John Shakespeare lent money at interest, usury that God-fearing Protestants had for years prohibited by law. He also bought and sold wool, a trade which the same lobby-groups had restricted to a privileged few but which was widely practiced by those, like John, who saw no reason why they should not also have a slice of this lucrative cake. For over a generation historians and Shakespeare scholars have used five Exchequer manuscripts dating from 1569 to 1573 to create the accepted account of the trouble that his business dealings brought to John. However, given that these troubles seem to have been resolved by 1573, some have also been increasingly insistent that his withdrawal from his Corporation duties after 1577 is evidence of a rediscovered Catholic conscience, relying on evidence that can tend towards wishful thinking.
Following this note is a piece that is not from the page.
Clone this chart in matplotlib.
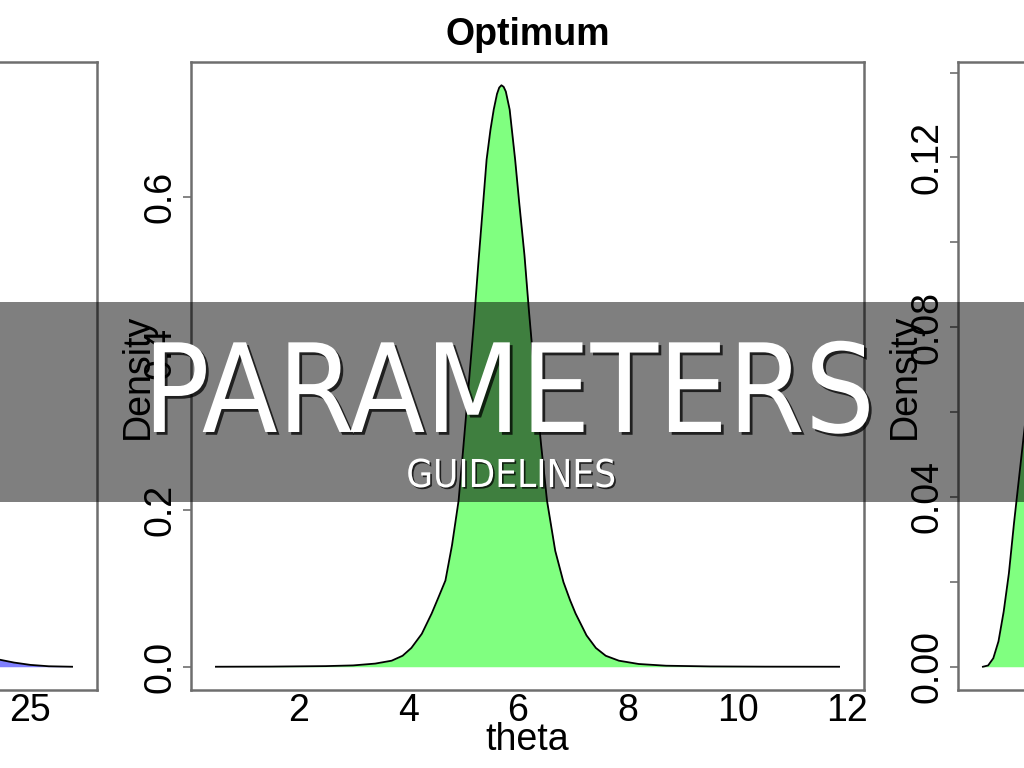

As our research turned up an increasingly fractious and complex world in Warwickshire, and following a hunch suggested through long acquaintance with the foibles of the Exchequer documents in the National Archives in London, by 2018 we had uncovered over twenty new manuscript references to John Shakespeare among the Exchequer writ files. It was clear that in 1573, John Shakespeare’s troubles were only just beginning. Two cases and one man, the professional informer James Langrake, ensured that the Exchequer pursued John for debt into the next decade, by which time his business and credit were ruined and his son William a grown man. Alongside shady Exchequer officials who issued fake writs to entrap men like John Shakespeare, Langrake was part of a network that resisted all attempts to clean up the system. The new Exchequer documents show how deeply John Shakespeare was ensnared within it. As the name suggests, writs are written orders from institutions with legal powers, usually a court, and are still part of modern legal systems through documents such as subpoenas. In the 1570s and early 1580s, John Shakespeare was named on Exchequer writs sent to the sheriffs of Warwickshire who were nominally charged with chasing debtors. Those discovered mean that we now have documentary evidence that John’s financial problems started earlier and lasted longer than previously believed. The system was widely criticised and deeply divisive—in 1566, victims had even invaded Westminster Hall to berate and beat up prominent informers. Yet Parliamentary reformers found themselves continually stymied by a coalition of Exchequer bureaucrats, prominent members of the House of Commons, influential courtiers, and the monarch, who was easily persuaded that reform would intrude on her prerogative powers.

Ultimately nothing changed, and William Shakespeare grew up knowing that the government treated local men without influence in very different ways from the entrenched back-scratching of the Court and the Westminster bureaucracy. As so many of his plays attest, justice, power and corruption were never far from the creative imagination of a playwright who had experienced this uncertain world first-hand. For another Warwickshire family, the Ardens, resistance to the loss of influence through their political marginalisation meant the loss of more than credit. In 1583, indicted by a local jury that included men known to the Shakespeare family, the judicial murder of Edward Arden, a victim of Warwickshire’s cut-throat politics, meant that John Shakespeare may have counted himself lucky not to have lost more.